● YOUR TASK
Give the data below again exactly as written, without its pictures.

● DATA SHOWN
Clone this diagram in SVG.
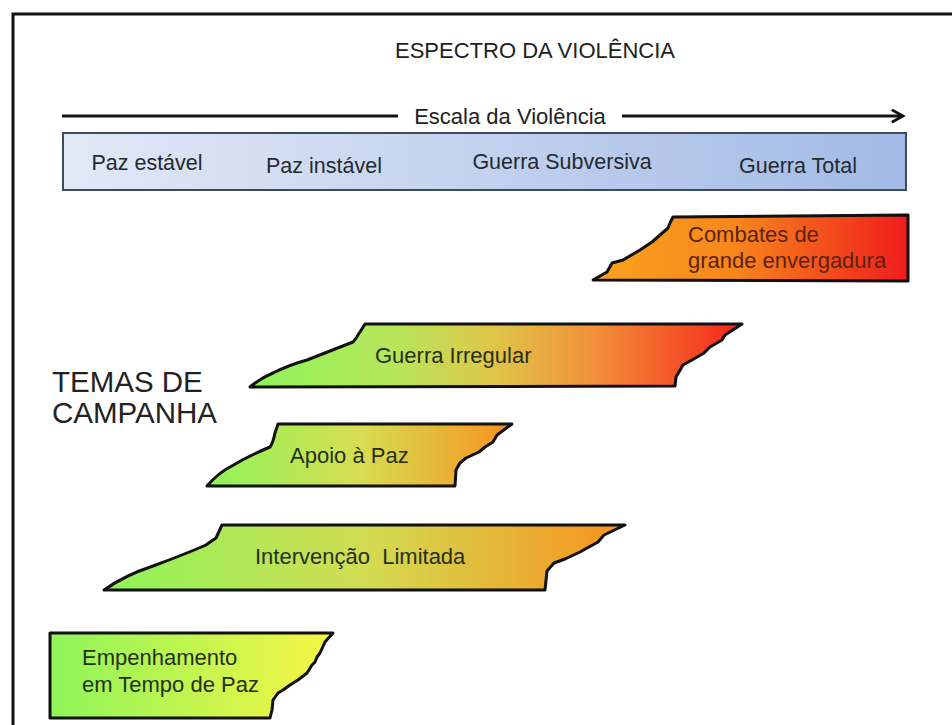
<svg xmlns="http://www.w3.org/2000/svg" width="952" height="725" viewBox="0 0 952 725">
<defs>
<style>
.t{font-family:"Liberation Sans",Arial,sans-serif;font-size:22px;fill:#222}
.bar{font-family:"Liberation Sans",Arial,sans-serif;font-size:21.5px;fill:#252a30}
.s{stroke:#111;stroke-width:3;stroke-linejoin:round}
.g{font-family:"Liberation Sans",Arial,sans-serif;font-size:22px;fill:#263019}
.r{font-family:"Liberation Sans",Arial,sans-serif;font-size:22px;fill:#5a2410}
</style>
<linearGradient id="gBar" x1="0" y1="0" x2="1" y2="0">
<stop offset="0" stop-color="#e2e9f7"/><stop offset="1" stop-color="#a2bae6"/>
</linearGradient>
<linearGradient id="gComb" x1="0" y1="0" x2="1" y2="0">
<stop offset="0" stop-color="#f9a41c"/><stop offset="0.45" stop-color="#f7861c"/><stop offset="1" stop-color="#f01c1c"/>
</linearGradient>
<linearGradient id="gIrr" x1="0" y1="0" x2="1" y2="0">
<stop offset="0" stop-color="#8ef55a"/><stop offset="0.3" stop-color="#b8e55a"/><stop offset="0.5" stop-color="#e0c448"/><stop offset="0.7" stop-color="#f2903a"/><stop offset="1" stop-color="#f6261a"/>
</linearGradient>
<linearGradient id="gApo" x1="0" y1="0" x2="1" y2="0">
<stop offset="0" stop-color="#8ef55a"/><stop offset="0.5" stop-color="#d6de52"/><stop offset="1" stop-color="#f7921e"/>
</linearGradient>
<linearGradient id="gInt" x1="0" y1="0" x2="1" y2="0">
<stop offset="0" stop-color="#8ef55a"/><stop offset="0.5" stop-color="#d2dc52"/><stop offset="1" stop-color="#f7921e"/>
</linearGradient>
<linearGradient id="gEmp" x1="0" y1="0" x2="1" y2="0">
<stop offset="0" stop-color="#8ef55a"/><stop offset="1" stop-color="#f8f545"/>
</linearGradient>
<marker id="arr" viewBox="0 0 12 12" refX="10" refY="6" markerWidth="5" markerHeight="5" orient="auto" markerUnits="strokeWidth">
<path d="M1,1 L10,6 L1,11" fill="none" stroke="#111" stroke-width="2.2"/>
</marker>
</defs>
<rect width="952" height="725" fill="#fff"/>
<path d="M13,725 V14 H952" fill="none" stroke="#111" stroke-width="3"/>

<g id="title">
<text class="t" x="535" y="58" text-anchor="middle">ESPECTRO DA VIOLÊNCIA</text>
</g>

<g id="connectors">
<line x1="62" y1="116" x2="398" y2="116" stroke="#111" stroke-width="3"/>
<line x1="622" y1="116" x2="903" y2="116" stroke="#111" stroke-width="3" marker-end="url(#arr)"/>
</g>
<g id="scale-label">
<text class="t" x="510" y="124" text-anchor="middle">Escala da Violência</text>
</g>

<g id="spectrum-bar">
<rect x="63" y="133" width="843" height="57" fill="url(#gBar)" stroke="#3d4b5c" stroke-width="2"/>
<text class="bar" x="147" y="170" text-anchor="middle">Paz estável</text>
<text class="bar" x="324" y="173" text-anchor="middle">Paz instável</text>
<text class="bar" x="562" y="169" text-anchor="middle">Guerra Subversiva</text>
<text class="bar" x="798" y="173" text-anchor="middle">Guerra Total</text>
</g>

<g id="temas-label">
<text class="t" x="52" y="392" style="font-size:29.5px">TEMAS DE</text>
<text class="t" x="52" y="423" style="font-size:29.5px">CAMPANHA</text>
</g>

<g id="combates">
<path class="s" fill="url(#gComb)" d="M593,280 L607,272 L612,263 L623,260 L640,250 L652,242 L660,235 L668,228 L670,223 L673,217 L908,215 L908,281 Z"/>
<text class="r" x="688" y="242">Combates de</text>
<text class="r" x="688" y="268">grande envergadura</text>
</g>

<g id="guerra-irregular">
<path class="s" fill="url(#gIrr)" d="M250,387 C258,380 266,376 273,373 C285,367 296,363 307,360 L353,342 C357,338 358,334 360,332 L365,324 L742,324 L725,335 L722,340 L710,347 L704,353 L692,360 L683,365 L679,372 L676,377 L675,386 Z"/>
<text class="g" x="375" y="363">Guerra Irregular</text>
</g>

<g id="apoio-paz">
<path class="s" fill="url(#gApo)" d="M207,486 C214,478 222,471 230,467 C245,458 258,452 270,447 C273,443 274,438 275,433 L278,424 L512,424 L497,435 L493,442 L485,447 L479,452 L466,458 L460,463 L456,470 L455,486 Z"/>
<text class="g" x="290" y="463">Apoio à Paz</text>
</g>

<g id="intervencao-limitada">
<path class="s" fill="url(#gInt)" d="M104,590 C118,580 135,572 153,566 C172,559 190,552 206,545 C210,542 213,540 216,538 L222,525 L625,525 L604,535 L598,542 L580,552 L565,559 L554,563 L547,571 L545,590 Z"/>
<text class="g" x="255" y="564" xml:space="preserve">Intervenção  Limitada</text>
</g>

<g id="empenhamento">
<path class="s" fill="url(#gEmp)" d="M50,633 L333,633 L325,642 L320,653 L317,657 L315,662 L312,665 L307,673 L298,680 L290,685 L283,690 L278,693 L273,700 L272,710 L270,718 L50,718 Z"/>
<text class="g" x="82" y="665">Empenhamento</text>
<text class="g" x="82" y="692">em Tempo de Paz</text>
</g>
</svg>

● SOLVED PROBLEM
Clone this diagram in SVG.
<svg xmlns="http://www.w3.org/2000/svg" width="952" height="725" viewBox="0 0 952 725">
<defs>
<style>
.t{font-family:"Liberation Sans",Arial,sans-serif;font-size:22px;fill:#222}
.bar{font-family:"Liberation Sans",Arial,sans-serif;font-size:21.5px;fill:#252a30}
.s{stroke:#111;stroke-width:3;stroke-linejoin:round}
.g{font-family:"Liberation Sans",Arial,sans-serif;font-size:22px;fill:#263019}
.r{font-family:"Liberation Sans",Arial,sans-serif;font-size:22px;fill:#5a2410}
</style>
<linearGradient id="gBar" x1="0" y1="0" x2="1" y2="0">
<stop offset="0" stop-color="#e2e9f7"/><stop offset="1" stop-color="#a2bae6"/>
</linearGradient>
<linearGradient id="gComb" x1="0" y1="0" x2="1" y2="0">
<stop offset="0" stop-color="#f9a41c"/><stop offset="0.45" stop-color="#f7861c"/><stop offset="1" stop-color="#f01c1c"/>
</linearGradient>
<linearGradient id="gIrr" x1="0" y1="0" x2="1" y2="0">
<stop offset="0" stop-color="#8ef55a"/><stop offset="0.3" stop-color="#b8e55a"/><stop offset="0.5" stop-color="#e0c448"/><stop offset="0.7" stop-color="#f2903a"/><stop offset="1" stop-color="#f6261a"/>
</linearGradient>
<linearGradient id="gApo" x1="0" y1="0" x2="1" y2="0">
<stop offset="0" stop-color="#8ef55a"/><stop offset="0.5" stop-color="#d6de52"/><stop offset="1" stop-color="#f7921e"/>
</linearGradient>
<linearGradient id="gInt" x1="0" y1="0" x2="1" y2="0">
<stop offset="0" stop-color="#8ef55a"/><stop offset="0.5" stop-color="#d2dc52"/><stop offset="1" stop-color="#f7921e"/>
</linearGradient>
<linearGradient id="gEmp" x1="0" y1="0" x2="1" y2="0">
<stop offset="0" stop-color="#8ef55a"/><stop offset="1" stop-color="#f8f545"/>
</linearGradient>
<marker id="arr" viewBox="0 0 12 12" refX="10" refY="6" markerWidth="5" markerHeight="5" orient="auto" markerUnits="strokeWidth">
<path d="M1,1 L10,6 L1,11" fill="none" stroke="#111" stroke-width="2.2"/>
</marker>
</defs>
<rect width="952" height="725" fill="#fff"/>
<path d="M13,725 V14 H952" fill="none" stroke="#111" stroke-width="3"/>

<g id="title">
<text class="t" x="535" y="58" text-anchor="middle">ESPECTRO DA VIOLÊNCIA</text>
</g>

<g id="connectors">
<line x1="62" y1="116" x2="398" y2="116" stroke="#111" stroke-width="3"/>
<line x1="622" y1="116" x2="903" y2="116" stroke="#111" stroke-width="3" marker-end="url(#arr)"/>
</g>
<g id="scale-label">
<text class="t" x="510" y="124" text-anchor="middle">Escala da Violência</text>
</g>

<g id="spectrum-bar">
<rect x="63" y="133" width="843" height="57" fill="url(#gBar)" stroke="#3d4b5c" stroke-width="2"/>
<text class="bar" x="147" y="170" text-anchor="middle">Paz estável</text>
<text class="bar" x="324" y="173" text-anchor="middle">Paz instável</text>
<text class="bar" x="562" y="169" text-anchor="middle">Guerra Subversiva</text>
<text class="bar" x="798" y="173" text-anchor="middle">Guerra Total</text>
</g>

<g id="temas-label">
<text class="t" x="52" y="392" style="font-size:29.5px">TEMAS DE</text>
<text class="t" x="52" y="423" style="font-size:29.5px">CAMPANHA</text>
</g>

<g id="combates">
<path class="s" fill="url(#gComb)" d="M593,280 L607,272 L612,263 L623,260 L640,250 L652,242 L660,235 L668,228 L670,223 L673,217 L908,215 L908,281 Z"/>
<text class="r" x="688" y="242">Combates de</text>
<text class="r" x="688" y="268">grande envergadura</text>
</g>

<g id="guerra-irregular">
<path class="s" fill="url(#gIrr)" d="M250,387 C258,380 266,376 273,373 C285,367 296,363 307,360 L353,342 C357,338 358,334 360,332 L365,324 L742,324 L725,335 L722,340 L710,347 L704,353 L692,360 L683,365 L679,372 L676,377 L675,386 Z"/>
<text class="g" x="375" y="363">Guerra Irregular</text>
</g>

<g id="apoio-paz">
<path class="s" fill="url(#gApo)" d="M207,486 C214,478 222,471 230,467 C245,458 258,452 270,447 C273,443 274,438 275,433 L278,424 L512,424 L497,435 L493,442 L485,447 L479,452 L466,458 L460,463 L456,470 L455,486 Z"/>
<text class="g" x="290" y="463">Apoio à Paz</text>
</g>

<g id="intervencao-limitada">
<path class="s" fill="url(#gInt)" d="M104,590 C118,580 135,572 153,566 C172,559 190,552 206,545 C210,542 213,540 216,538 L222,525 L625,525 L604,535 L598,542 L580,552 L565,559 L554,563 L547,571 L545,590 Z"/>
<text class="g" x="255" y="564" xml:space="preserve">Intervenção  Limitada</text>
</g>

<g id="empenhamento">
<path class="s" fill="url(#gEmp)" d="M50,633 L333,633 L325,642 L320,653 L317,657 L315,662 L312,665 L307,673 L298,680 L290,685 L283,690 L278,693 L273,700 L272,710 L270,718 L50,718 Z"/>
<text class="g" x="82" y="665">Empenhamento</text>
<text class="g" x="82" y="692">em Tempo de Paz</text>
</g>
</svg>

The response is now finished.